The Centre for Data Ethics and Innovation (CDEI) has recommended a number of steps to build public trust in the use of connected autonomous vehicles (CAVs), including the relevant measures for data sharing and privacy.

It has published a report, Responsible Innovation in Self-Driving Vehicles, to support the work of the Centre for Connected and Autonomous Vehicles, the joint policy unit for the relevant issues with the Department for Transport and the Department for Business, Energy and Industrial Strategy.

The unit is responsible for the development of legislation and regulatory frameworks relevant to CAVs.

Among the report’s recommendations is that the disclosure of safety-relevant data should be standardised for bodies such as software designers and vehicle manufacturers, and that they should share the data using agreed formats with other bodies in their ecosystem when requested.

Another is that a regulator should issue guidance on how data protection obligations apply to CAVs, and operators should ensure that these are applied by design and default throughout the development process. An example of this would be in anonymising facial image data captured a video of a vehicle’s surroundings at the point it is collected and before further processing.

Efforts for trust

Further efforts to build public trust should include engagement with local authorities and communities when a vehicle trial is planned in an area, and that CAVs should be clearly labelled.
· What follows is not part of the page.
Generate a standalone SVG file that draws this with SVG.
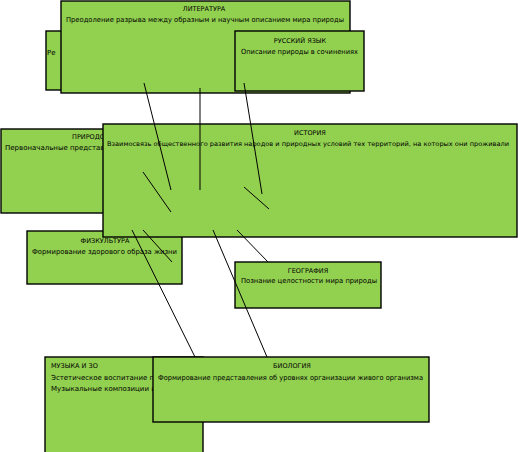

Other recommendations cover: the development of road safety rules for the vehicles; the collection of data on fairness and safety outcomes by the regulator; and the setting up of a joint committee on CAV ethics and safety.

In an accompanying blogpost, the CDEI said it is also exploring the potential for pilot projects to demonstrate different approaches to algorithmic explainability in the domain.

“Self-driving vehicles have the potential to radically transform the UK’s roads,” it said.

“But to enable their benefits and achieve the government’s ambition to ‘make the UK the best place in the world to deploy connected and automated vehicles’, developers and manufacturers need clarity about the regulatory landscape they are operating in, and the general public needs to have confidence in the safety, fairness and trustworthiness of these vehicles.”